Ich bin der Meinung, daß ein Kind nicht ohne Erziehung aufwachsen kann und ein Erwachsener anfangs dem Kind weit überlegen ist.

Der Vergleich mit einem Baum funktioniert, was die Erziehung betrifft, nicht.
Vereinfacht gesagt, ein Baum verteilt Samen und hat danach mit dem neuen Baum höchstens als Konkurrent zu tun. Wenn der Samen nicht gefressen wird und gute Wachstumsbedingungen findet, entsteht völlig selbständig ein neuer Baum.
Wenn ein Neugeborenes abgelegt wird, nicht gefressen wird und gute Wachstumsbedingungen findet, verdurstet es zumindest, weil es nicht selbständig lebensfähig ist. Ein neugeborener Mensch kann nicht ohne viel Hilfe überleben und jede Hilfe beeinflußt das Kind.
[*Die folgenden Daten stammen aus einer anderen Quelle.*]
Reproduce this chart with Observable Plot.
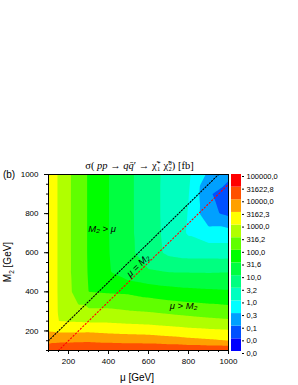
<!DOCTYPE html>
<html><head><meta charset="utf-8">
<script src="https://cdn.jsdelivr.net/npm/d3@7"></script>
<script src="https://cdn.jsdelivr.net/npm/@observablehq/plot@0.6"></script>
<style>
html,body{margin:0;padding:0;background:#fff;}
#chart{position:relative;width:298px;height:385px;overflow:hidden;font-family:"Liberation Sans",Arial,sans-serif;color:#000;}
#chart svg{position:absolute;top:0;}
.t{position:absolute;white-space:nowrap;line-height:1;transform:translate(-50%,-50%);}
.ss{display:inline-block;vertical-align:-0.35em;line-height:0.95;font-size:0.62em;text-align:left;margin-left:0.5px;}
.ss span{display:block;}
</style></head><body>
<div id="chart"></div>
<script>
// grid of (mu, M2) points in GeV
const muGrid = [100,150,200,250,300,400,500,600,700,800,900,1000];
const m2Grid = [100,150,200,250,300,400,500,600,700,800,900,1000];
// log10(sigma / fb), one row per M2 value, columns follow muGrid
const rowM2_100  = [4.20,4.30,4.40,4.45,4.45,4.45,4.45,4.45,4.45,4.45,4.45,4.45];
const rowM2_150  = [3.90,3.92,3.90,3.92,3.93,3.88,3.85,3.82,3.75,3.65,3.58,3.50];
const rowM2_200  = [3.48,3.42,3.42,3.42,3.43,3.37,3.33,3.30,3.22,3.15,3.10,3.06];
const rowM2_250  = [3.40,3.00,2.98,2.96,2.94,2.93,2.88,2.84,2.78,2.70,2.63,2.58];
const rowM2_300  = [3.37,2.97,2.68,2.60,2.60,2.60,2.53,2.48,2.40,2.33,2.27,2.21];
const rowM2_400  = [3.35,2.96,2.60,2.30,2.00,1.95,1.92,1.80,1.70,1.63,1.59,1.56];
const rowM2_500  = [3.35,2.96,2.58,2.26,1.97,1.55,1.20,1.05,1.00,0.99,0.98,1.00];
const rowM2_600  = [3.35,2.96,2.58,2.25,1.96,1.52,1.12,0.75,0.40,0.30,0.30,0.29];
const rowM2_700  = [3.35,2.96,2.58,2.25,1.96,1.51,1.11,0.71,0.37,-0.05,-0.30,-0.29];
const rowM2_800  = [3.35,2.96,2.58,2.25,1.96,1.51,1.11,0.70,0.36,-0.02,-0.88,-1.10];
const rowM2_900  = [3.35,2.96,2.58,2.25,1.96,1.51,1.11,0.70,0.36,0.02,-0.95,-1.20];
const rowM2_1000 = [3.35,2.96,2.58,2.25,1.96,1.51,1.11,0.70,0.37,0.10,-0.60,-0.90];
const log10SigmaRows = [rowM2_100,rowM2_150,rowM2_200,rowM2_250,rowM2_300,rowM2_400,
  rowM2_500,rowM2_600,rowM2_700,rowM2_800,rowM2_900,rowM2_1000];

// colour-bar boundaries (log10 of 0.01 ... 100000 fb) and their labels
const levels = [-2,-1.5,-1,-0.5,0,0.5,1,1.5,2,2.5,3,3.5,4,4.5,5];
const levelLabels = ["0,0","0,0","0,1","0,3","1,0","3,2","10,0","31,6","100,0","316,2",
  "1000,0","3162,3","10000,0","31622,8","100000,0"];
const bandColors = ["#0000ff","#0050ff","#00a0ff","#00ffff","#00ffc0","#00ff80","#00ff40",
  "#00ff00","#60ff00","#b0ff00","#ffff00","#ffa000","#ff5000","#ff0000"];

const xTicks = [200,400,600,800,1000];
const yTicks = [200,400,600,800,1000];
const minorTicks = [100,150,200,250,300,350,400,450,500,550,600,650,700,750,800,850,900,950,1000];

const diagBlack = [{mu:100,m2:150},{mu:950,m2:1000}];
const diagRed = [{mu:150,m2:100},{mu:1000,m2:950}];
const regionLabels = [{mu:368,m2:722,text:"M\u2082 > \u03bc"},{mu:775,m2:330,text:"\u03bc > M\u2082"}];
const diagLabel = [{mu:548,m2:534,text:"\u03bc = M\u2082"}];

const grid = [];
log10SigmaRows.forEach((row, i) => row.forEach((v, j) => grid.push({mu: muGrid[j], m2: m2Grid[i], L: v})));

const bandLevels = levels.slice(0, 14);
const colorScale = {type: "ordinal", domain: bandLevels, range: bandColors};
const plain = d => String(d);

const main = Plot.plot({
  width: 298, height: 385,
  marginLeft: 48, marginRight: 70, marginTop: 174, marginBottom: 35,
  x: {domain: [100, 1000], label: null},
  y: {domain: [100, 1000], label: null},
  color: colorScale,
  style: {fontFamily: "'Liberation Sans', Arial, sans-serif", fontSize: "8px", background: "transparent", color: "black"},
  marks: [
    Plot.contour(grid, {x: "mu", y: "m2", fill: "L", stroke: "none", interpolate: "barycentric", thresholds: bandLevels, pixelSize: 1}),
    Plot.line(diagBlack, {x: "mu", y: "m2", stroke: "black", strokeWidth: 1.1, strokeDasharray: "1.2,1.8"}),
    Plot.line(diagRed, {x: "mu", y: "m2", stroke: "#ff0000", strokeWidth: 1.1, strokeDasharray: "1.2,2.2"}),
    Plot.text(regionLabels, {x: "mu", y: "m2", text: "text", fontStyle: "italic", fontSize: 9.5}),
    Plot.text(diagLabel, {x: "mu", y: "m2", text: "text", fontStyle: "italic", fontSize: 9.5, rotate: -44}),
    Plot.frame({stroke: "black"}),
    Plot.axisX(minorTicks, {tickSize: 2, tickFormat: () => ""}),
    Plot.axisX(xTicks, {tickSize: 4, tickPadding: 4, tickFormat: plain}),
    Plot.axisY(minorTicks, {tickSize: 2, tickFormat: () => ""}),
    Plot.axisY(yTicks, {tickSize: 4, tickPadding: 6, tickFormat: plain})
  ]
});

const bands = bandLevels.map((lv, i) => ({i, lv}));
const bar = Plot.plot({
  width: 69, height: 385,
  marginLeft: 2, marginRight: 57, marginTop: 174, marginBottom: 34,
  x: {domain: [0, 1], axis: null},
  y: {domain: [0, 14], label: null},
  color: colorScale,
  style: {fontFamily: "'Liberation Sans', Arial, sans-serif", fontSize: "7.5px", background: "transparent", color: "black"},
  marks: [
    Plot.rect(bands, {x1: 0, x2: 1, y1: "i", y2: d => d.i + 1, fill: "lv"}),
    Plot.axisY(levelLabels.map((_, i) => i), {anchor: "right", tickSize: 2, tickPadding: 3, dy: 2, tickFormat: i => levelLabels[i]})
  ]
});

const chart = document.getElementById("chart");
main.style.left = "0px";
bar.style.left = "229px";
chart.appendChild(main);
chart.appendChild(bar);

function addText(html, x, y, style) {
  const d = document.createElement("div");
  d.className = "t";
  d.innerHTML = html;
  d.style.left = x + "px";
  d.style.top = y + "px";
  Object.assign(d.style, style || {});
  chart.appendChild(d);
  return d;
}
addText("(b)", 9, 174.5, {fontSize: "10px"});
addText("\u03c3( <i>pp</i> \u2192 <i>q</i><i>q\u0304</i>\u2032 \u2192 \u03c7\u0303<span class='ss'><span>+</span><span>1</span></span> \u03c7\u0303<span class='ss'><span>0</span><span>2</span></span>) [fb]",
  139.5, 166, {fontFamily: "'Liberation Serif','DejaVu Serif',serif", fontSize: "10.5px"});
addText("\u03bc [GeV]", 137, 378, {fontSize: "10px"});
addText("M<sub style='font-size:0.65em'>2</sub> [GeV]", 8.5, 262, {fontSize: "10px", transform: "translate(-50%,-50%) rotate(-90deg)"});
</script>
</body></html>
Ein Neugeborenes hat kaum Wissen, kaum Erfahrung und versteht kaum etwas von seiner Umwelt. Die Fähigkeiten und Instinkte reichen nicht zum Überleben. Probleme kann man dem Neugeborenen nicht erklären und das Neugeborene kann sich kaum verständlich machen. Also ist das Neugeborene fast vollständig fremdbestimmt. Das Kind lernt zwar am Anfang extrem schnell, aber es braucht Jahre, um die Welt einigermaßen zu verstehen. Bis dahin wird es beeinflußt, erzogen.
Man könnte das Kind nur versorgen, ansonsten soll es alle Erfahrungen selber sammeln. Aber das wäre Körperverletzung. Wenn das Baby z.B. auf einen Abgrund zu kriecht, darf man es nicht die Erfahrung machen lassen, daß der Abgrund gefährlich ist, denn das könnte die letzte Erfahrung sein. Erklären kann man das nicht, weil ein Baby das noch nicht verstehen kann. Also bleibt nur ein direkter Eingriff, das Baby wird festgehalten und weggetragen. Das Baby in eine völlig ungefährliche sterile Gummizelle einzusperren, ist auch keine Lösung, denn dann lernt das Kind nie.
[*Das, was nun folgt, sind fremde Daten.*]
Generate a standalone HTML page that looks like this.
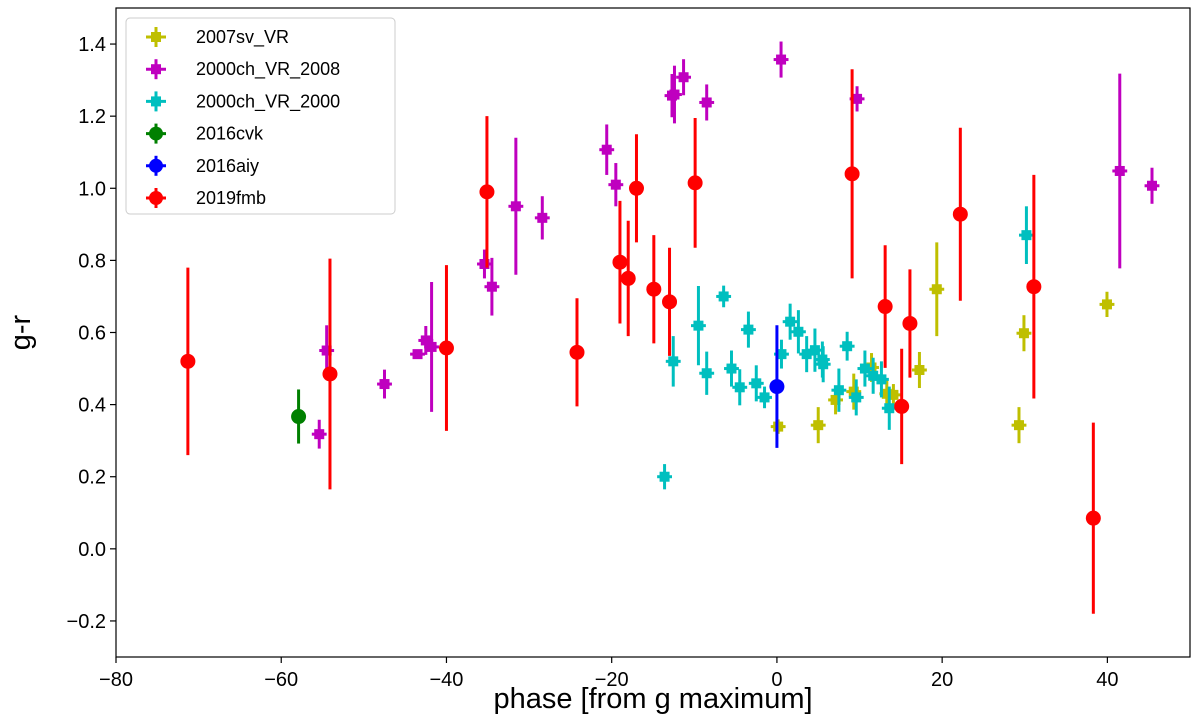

Also läßt man das Kind unter Aufsicht Erfahrungen sammeln, erklärt so weit wie möglich die Welt (Erziehung) und greift notfalls ein. Am Anfang kann man dem Baby kaum etwas erklären, es muß sich auf die Eltern und Beschützer verlassen. Danach wird das Kind immer selbständiger, bis es irgendwann auch den Erwachsenen etwas erklären kann, weil es Verschiedenes besser weiß. Aber zumindest bis dahin muß das Kind geleitet werden und notfalls darauf vertrauen, daß die Erzieher etwas besser wissen, was es noch nicht versteht. Das verstehe ich unter Erziehung.
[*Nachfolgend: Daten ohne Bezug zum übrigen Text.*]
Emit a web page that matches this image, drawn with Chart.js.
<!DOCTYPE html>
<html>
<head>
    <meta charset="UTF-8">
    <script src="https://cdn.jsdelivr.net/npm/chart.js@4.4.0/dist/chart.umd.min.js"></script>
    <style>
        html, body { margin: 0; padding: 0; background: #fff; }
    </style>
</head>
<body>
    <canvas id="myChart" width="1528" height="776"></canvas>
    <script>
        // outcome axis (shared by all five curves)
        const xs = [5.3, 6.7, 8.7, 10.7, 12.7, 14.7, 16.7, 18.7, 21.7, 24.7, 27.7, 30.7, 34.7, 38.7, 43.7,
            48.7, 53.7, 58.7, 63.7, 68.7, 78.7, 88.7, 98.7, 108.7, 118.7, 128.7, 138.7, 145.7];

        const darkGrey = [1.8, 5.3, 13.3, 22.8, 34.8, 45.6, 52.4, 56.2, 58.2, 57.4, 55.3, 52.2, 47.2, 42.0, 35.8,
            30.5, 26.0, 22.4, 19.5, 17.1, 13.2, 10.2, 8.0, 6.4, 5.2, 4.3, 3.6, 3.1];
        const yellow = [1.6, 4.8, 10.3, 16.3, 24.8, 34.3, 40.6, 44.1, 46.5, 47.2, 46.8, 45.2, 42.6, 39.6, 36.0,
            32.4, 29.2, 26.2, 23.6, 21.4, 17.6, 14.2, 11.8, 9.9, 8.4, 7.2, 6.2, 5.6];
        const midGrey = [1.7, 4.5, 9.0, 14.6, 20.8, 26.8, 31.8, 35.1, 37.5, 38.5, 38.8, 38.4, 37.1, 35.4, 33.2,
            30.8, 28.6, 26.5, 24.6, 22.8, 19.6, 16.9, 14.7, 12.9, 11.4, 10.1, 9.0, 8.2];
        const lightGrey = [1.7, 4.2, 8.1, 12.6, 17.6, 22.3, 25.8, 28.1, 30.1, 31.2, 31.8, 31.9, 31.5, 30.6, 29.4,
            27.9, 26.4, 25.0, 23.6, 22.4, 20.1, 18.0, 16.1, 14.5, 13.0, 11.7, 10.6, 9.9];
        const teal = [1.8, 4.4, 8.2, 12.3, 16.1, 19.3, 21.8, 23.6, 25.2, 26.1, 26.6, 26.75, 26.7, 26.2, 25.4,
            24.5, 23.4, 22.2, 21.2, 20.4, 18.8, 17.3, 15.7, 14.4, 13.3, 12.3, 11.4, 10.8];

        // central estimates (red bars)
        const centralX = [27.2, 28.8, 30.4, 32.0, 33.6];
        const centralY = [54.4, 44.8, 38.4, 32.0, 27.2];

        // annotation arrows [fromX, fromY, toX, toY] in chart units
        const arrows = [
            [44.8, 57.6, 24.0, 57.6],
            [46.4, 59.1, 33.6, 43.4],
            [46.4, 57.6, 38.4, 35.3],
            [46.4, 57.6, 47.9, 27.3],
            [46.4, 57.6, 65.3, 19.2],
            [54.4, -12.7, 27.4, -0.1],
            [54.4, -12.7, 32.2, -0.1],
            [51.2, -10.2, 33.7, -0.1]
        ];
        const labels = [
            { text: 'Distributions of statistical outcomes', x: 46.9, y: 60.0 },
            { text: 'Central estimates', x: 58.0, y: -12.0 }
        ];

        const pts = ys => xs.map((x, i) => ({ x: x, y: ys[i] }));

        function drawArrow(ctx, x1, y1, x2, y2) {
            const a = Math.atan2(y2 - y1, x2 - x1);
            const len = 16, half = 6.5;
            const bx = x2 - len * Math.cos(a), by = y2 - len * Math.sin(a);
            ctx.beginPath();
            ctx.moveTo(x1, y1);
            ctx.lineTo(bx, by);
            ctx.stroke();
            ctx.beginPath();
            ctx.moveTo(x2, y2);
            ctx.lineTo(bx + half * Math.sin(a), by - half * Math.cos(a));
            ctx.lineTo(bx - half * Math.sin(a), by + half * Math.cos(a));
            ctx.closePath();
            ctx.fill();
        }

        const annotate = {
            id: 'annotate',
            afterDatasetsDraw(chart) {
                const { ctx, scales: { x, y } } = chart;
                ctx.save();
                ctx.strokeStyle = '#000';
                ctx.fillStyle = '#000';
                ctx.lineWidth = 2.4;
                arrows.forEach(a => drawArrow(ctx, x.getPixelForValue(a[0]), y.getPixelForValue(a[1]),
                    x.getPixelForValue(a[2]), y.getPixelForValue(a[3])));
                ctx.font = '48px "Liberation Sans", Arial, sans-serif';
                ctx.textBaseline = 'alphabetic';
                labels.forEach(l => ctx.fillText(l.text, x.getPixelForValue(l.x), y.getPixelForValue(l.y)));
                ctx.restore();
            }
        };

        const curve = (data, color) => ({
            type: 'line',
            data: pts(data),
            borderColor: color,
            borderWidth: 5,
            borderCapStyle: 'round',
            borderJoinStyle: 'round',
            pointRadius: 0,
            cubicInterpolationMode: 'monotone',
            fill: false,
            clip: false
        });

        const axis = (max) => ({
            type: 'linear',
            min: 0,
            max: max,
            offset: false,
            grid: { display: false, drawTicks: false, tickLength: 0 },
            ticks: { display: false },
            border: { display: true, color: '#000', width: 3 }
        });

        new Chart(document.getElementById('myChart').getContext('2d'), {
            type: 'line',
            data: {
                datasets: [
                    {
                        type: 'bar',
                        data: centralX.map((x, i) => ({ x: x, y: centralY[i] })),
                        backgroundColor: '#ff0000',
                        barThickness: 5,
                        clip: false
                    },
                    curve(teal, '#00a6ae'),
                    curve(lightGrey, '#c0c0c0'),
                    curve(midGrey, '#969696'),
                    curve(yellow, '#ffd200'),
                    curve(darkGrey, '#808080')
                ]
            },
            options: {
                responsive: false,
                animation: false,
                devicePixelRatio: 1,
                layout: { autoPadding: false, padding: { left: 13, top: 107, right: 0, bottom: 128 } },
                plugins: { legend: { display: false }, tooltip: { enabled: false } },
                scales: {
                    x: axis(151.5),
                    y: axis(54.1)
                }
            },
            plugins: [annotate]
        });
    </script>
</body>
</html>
Dabei muß die Persönlichkeit des Kindes geachtet werden, ihm muß so viel wie möglich Freiheit eingeräumt werden, ihm muß so viel wie möglich erklärt werden, das gehört zu guter Erziehung. Aber das Kind ist anfangs den Erwachsenen weit unterlegen. Ohne Erziehung würde das Kind hilflos der unverständlichen Welt gegenüberstehen, ohne sie richtig begreifen zu können.

Zitat von zoccoly:
Unter demokratischer Erziehung verstehe ich, dass ich z.B. am Freitag mit meinen Kindern das Wochenende plante. Jeder äußerte seine Wünsche und begründete diese. Also wusste jeder über jeden Bescheid. Nun ist es nun aber auch so, dass auch danach unterschiedliche Ansichten bestehen, also diskutierten wir und stimmten danach ab. Auf diese Weise wurde jeder Wunsch mal erfüllt, natürlich nicht gleichzeitig, da das nicht geht.
Reine Demokratie bedeutet, daß die Mehrheit bestimmt, die Minderheit überstimmt wird.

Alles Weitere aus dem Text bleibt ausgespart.